Even so, the US and China have been proceeding, albeit slowly, with the phase one trade agreement they signed in January, which includes commitments by Beijing to open its financial sector further to American companies.
In June, Beijing allowed Wall Street investment bank JPMorgan to operate the first fully foreign-owned futures business on the mainland. Also that month, China’s central bank gave the final nod to a network clearing licence for an American Express joint venture, permitting it to become the first foreign credit card company to launch onshore operations in China.
The possible EU-China investment agreement should be seen more in this context than as a break from Washington, said Mary Lovely, a senior fellow at the Washington-based Peterson Institute for International Economics.
“How much of the EU urgency is due to the perceived head start that the US has coming out of the phase one deal, especially in financial services?” she asked. “The US deal did not recognise the impact of Chinese actions on Europe and this may have provided additional momentum for the EU to seek an agreement by the end of the year.
“The threat of this agreement making it difficult to find common ground with the Biden administration is overblown,” added Lovely, who is also a Syracuse University economics professor. “There will remain important shared concerns about Chinese behaviour to unite the Americans and the Europeans.”

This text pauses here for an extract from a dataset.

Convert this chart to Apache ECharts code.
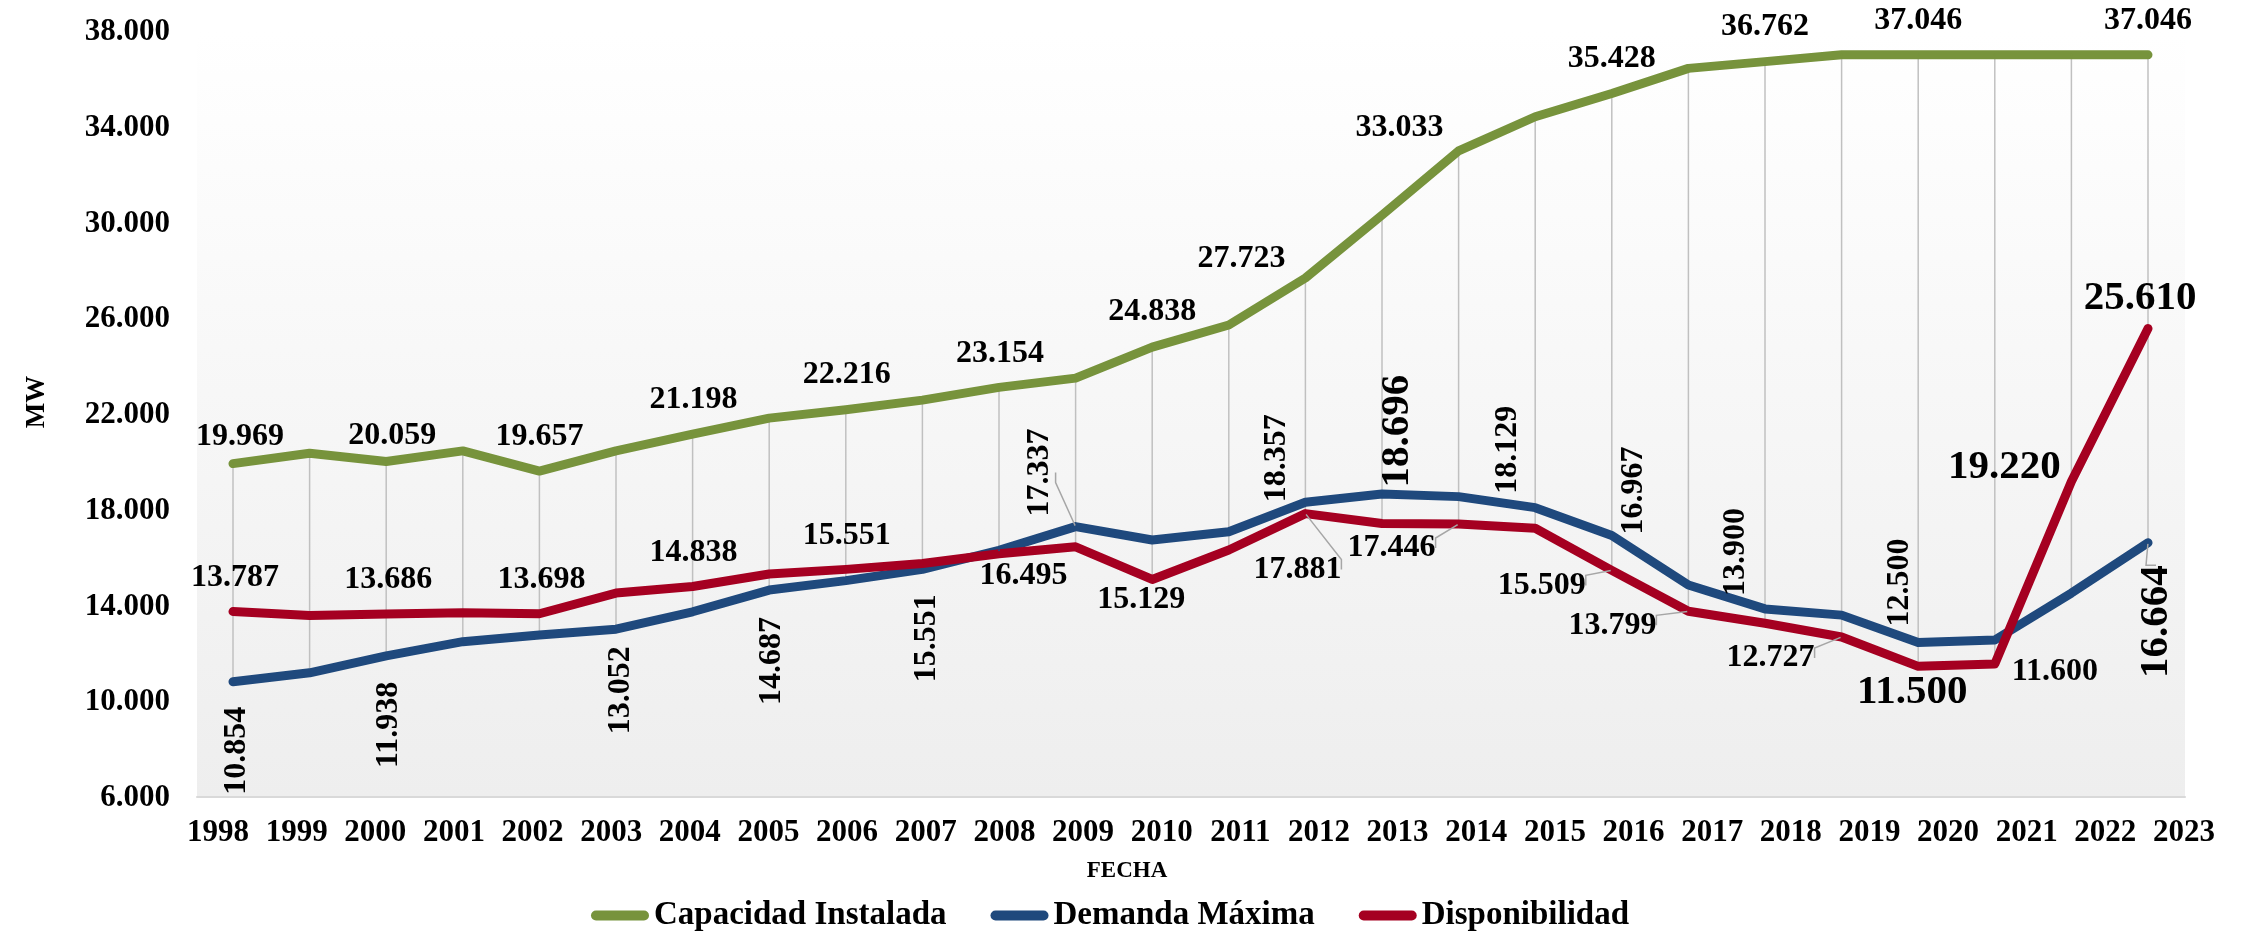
<!DOCTYPE html>
<html>
<head>
<meta charset="utf-8">
<title>Capacidad Instalada, Demanda Máxima y Disponibilidad</title>
<script src="https://cdn.jsdelivr.net/npm/echarts@6/dist/echarts.min.js"></script>
<style>
  html, body { margin: 0; padding: 0; background: #ffffff; }
  #chart { width: 2242px; height: 936px; }
</style>
</head>
<body>
<div id="chart"></div>
<script>
// ---- data (MW per year) ----
const years = ['1998','1999','2000','2001','2002','2003','2004','2005','2006','2007','2008','2009','2010',
               '2011','2012','2013','2014','2015','2016','2017','2018','2019','2020','2021','2022','2023'];

const capacidadInstalada = [19969, 20400, 20059, 20500, 19657, 20500, 21198, 21870, 22216, 22620, 23154, 23540, 24838,
                            25760, 27723, 30350, 33033, 34460, 35428, 36480, 36762, 37046, 37046, 37046, 37046, 37046];

const demandaMaxima = [10854, 11230, 11938, 12530, 12810, 13052, 13780, 14687, 15080, 15551, 16350, 17337, 16780,
                       17120, 18357, 18696, 18590, 18129, 16967, 14900, 13900, 13640, 12500, 12600, 14560, 16664];

const disponibilidad = [13787, 13620, 13686, 13740, 13698, 14560, 14838, 15360, 15551, 15800, 16200, 16495, 15129,
                        16360, 17881, 17470, 17446, 17270, 15509, 13799, 13300, 12727, 11500, 11600, 19220, 25610];

const yMin = 6000;
const yMax = 38000;
const yStep = 4000;

// ---- label placement: year index -> [dx, dy, size, leader], screen offset from the point ----
const greenLabelPlacement = {
  0: [7, -27], 2: [6, -26], 4: [0, -34], 6: [1, -34], 8: [1, -35], 10: [1, -34], 12: [0, -35],
  14: [-64, -19], 16: [-59, -23], 18: [0, -35], 20: [0, -35], 22: [0, -34], 25: [0, -34]
};
const blueLabelPlacement = {
  0: [4, 69], 2: [3, 69], 5: [5, 61], 7: [3, 71], 9: [4, 69], 11: [-36, -54, 'n', 'lead'],
  14: [-29, -44], 15: [15, -63, 'big'], 17: [-27, -58], 18: [22, -45], 20: [-29, -57],
  22: [-18, -60], 25: [8, 79, 'big', 'lead']
};
const redLabelPlacement = {
  0: [2, -34], 2: [2, -34], 4: [2, -34], 6: [1, -34], 8: [1, -34], 11: [-52, 29], 12: [-11, 20],
  14: [-8, 56, 'n', 'lead'], 16: [-67, 24, 'n', 'lead'], 18: [-70, 15, 'n', 'lead'],
  19: [-76, 14, 'n', 'lead'], 21: [-71, 21, 'n', 'lead'], 22: [-6, 26, 'big'], 23: [60, 8],
  24: [-67, -14, 'big'], 25: [-8, -30, 'big']
};

// ---- styling ----
const SERIF = "'Liberation Serif', 'Times New Roman', serif";
const COLORS = { green: '#77933c', blue: '#1f497d', red: '#a50021' };

function fmtMW(v) {
  const s = Math.round(v).toString();
  return s.replace(/\B(?=(\d{3})+(?!\d))/g, '.');
}

function buildPoints(values, placement, rotated) {
  return values.map(function (v, i) {
    const p = placement[i];
    if (!p) return { value: v, label: { show: false } };
    // label offsets live in the label's own (rotated) frame, so turn the screen offset
    const offset = rotated ? [-p[1], p[0]] : [p[0], p[1]];
    const item = {
      value: v,
      label: {
        show: true,
        position: 'inside',
        offset: offset,
        rotate: rotated ? 90 : 0,
        fontSize: p[2] === 'big' ? 41 : 32
      }
    };
    if (p[3] === 'lead') {
      item.labelLine = {
        show: true,
        length2: 10,
        smooth: false,
        lineStyle: { color: '#a6a6a6', width: 1.5 }
      };
    }
    return item;
  });
}

function lineSeries(name, values, color, placement, rotated) {
  return {
    type: 'line',
    name: name,
    xAxisIndex: 2,
    yAxisIndex: 2,
    data: buildPoints(values, placement, rotated),
    symbol: 'circle',
    symbolSize: 2,
    showAllSymbol: true,
    itemStyle: { color: color },
    lineStyle: { color: color, width: 9, cap: 'round', join: 'round' },
    label: {
      formatter: function (p) { return fmtMW(p.value); },
      fontFamily: SERIF,
      fontWeight: 'bold',
      color: '#000000'
    },
    emphasis: { disabled: true },
    silent: true,
    z: 3
  };
}

// vertical high-low connectors at every year
const highLow = years.map(function (y, i) {
  const vals = [capacidadInstalada[i], demandaMaxima[i], disponibilidad[i]];
  return [i, Math.max.apply(null, vals), Math.min.apply(null, vals)];
});

const chart = echarts.init(document.getElementById('chart'), null, { renderer: 'canvas' });

chart.setOption({
  animation: false,
  backgroundColor: '#ffffff',
  grid: [
    { // plot background
      left: 197, right: 57, top: 32, bottom: 139,
      show: true, borderWidth: 0,
      backgroundColor: {
        type: 'linear', x: 0, y: 0, x2: 0, y2: 1,
        colorStops: [{ offset: 0, color: '#ffffff' }, { offset: 1, color: '#eeeeee' }]
      }
    },
    { left: 218, right: 58, top: 32, bottom: 139 },   // year labels
    { left: 233, right: 94, top: 32, bottom: 138 }    // series
  ],
  xAxis: [
    {
      gridIndex: 0, type: 'category', data: years, boundaryGap: false,
      axisLine: { show: true, lineStyle: { color: '#d9d9d9', width: 2 } },
      axisTick: { show: false }, axisLabel: { show: false }, splitLine: { show: false }
    },
    {
      gridIndex: 1, type: 'category', data: years, boundaryGap: false,
      axisLine: { show: false }, axisTick: { show: false }, splitLine: { show: false },
      axisLabel: {
        show: true, interval: 0, margin: 20,
        fontFamily: SERIF, fontWeight: 'bold', fontSize: 31, color: '#000000'
      }
    },
    {
      gridIndex: 2, type: 'category', data: years, boundaryGap: false, show: false
    }
  ],
  yAxis: [
    { gridIndex: 0, type: 'value', min: yMin, max: yMax, show: false },
    { gridIndex: 1, type: 'value', min: yMin, max: yMax, show: false },
    {
      gridIndex: 2, type: 'value', min: yMin, max: yMax, interval: yStep,
      axisLine: { show: false }, axisTick: { show: false }, splitLine: { show: false },
      axisLabel: {
        margin: 63,
        formatter: function (v) { return fmtMW(v); },
        fontFamily: SERIF, fontWeight: 'bold', fontSize: 31, color: '#000000'
      }
    }
  ],
  legend: {
    data: ['Capacidad Instalada', 'Demanda Máxima', 'Disponibilidad'],
    left: 586,
    top: 894,
    itemWidth: 58,
    itemHeight: 10,
    itemGap: 44,
    icon: 'path://M5,0 L53,0 A5,5 0 0 1 53,10 L5,10 A5,5 0 0 1 5,0 Z',
    textStyle: { fontFamily: SERIF, fontWeight: 'bold', fontSize: 33, color: '#000000' },
    selectedMode: false
  },
  graphic: [
    {
      type: 'text', x: 1127, y: 871, silent: true,
      style: {
        text: 'FECHA', fill: '#000000', textAlign: 'center', textVerticalAlign: 'middle',
        fontFamily: SERIF, fontWeight: 'bold', fontSize: 23
      }
    },
    {
      type: 'text', x: 37, y: 402, rotation: Math.PI / 2, silent: true,
      style: {
        text: 'MW', fill: '#000000', textAlign: 'center', textVerticalAlign: 'middle',
        fontFamily: SERIF, fontWeight: 'bold', fontSize: 27
      }
    }
  ],
  series: [
    {
      type: 'custom',
      xAxisIndex: 2,
      yAxisIndex: 2,
      silent: true,
      z: 1,
      data: highLow,
      encode: { x: 0, y: [1, 2] },
      renderItem: function (params, api) {
        const top = api.coord([api.value(0), api.value(1)]);
        const bottom = api.coord([api.value(0), api.value(2)]);
        return {
          type: 'line',
          shape: { x1: top[0], y1: top[1], x2: bottom[0], y2: bottom[1] },
          style: { stroke: '#c0c0c0', lineWidth: 1.5 }
        };
      }
    },
    lineSeries('Capacidad Instalada', capacidadInstalada, COLORS.green, greenLabelPlacement, false),
    lineSeries('Demanda Máxima', demandaMaxima, COLORS.blue, blueLabelPlacement, true),
    lineSeries('Disponibilidad', disponibilidad, COLORS.red, redLabelPlacement, false)
  ]
});
</script>
</body>
</html>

Biden announced last month that he would nominate Antony Blinken to be his secretary of state. Blinken is a long-time adviser to Biden, having served as a top aide on the Senate Foreign Relations Committee and as national security adviser from 2009 to 2013, while Biden was vice-president.
“When we’re working with allies and partners, depending on who we bring into the mix, it’s 50 or 60 per cent of GDP. That’s a lot more weight and a lot harder for China to ignore,” he said during a July event at the Hudson Institute, a Washington-based think tank.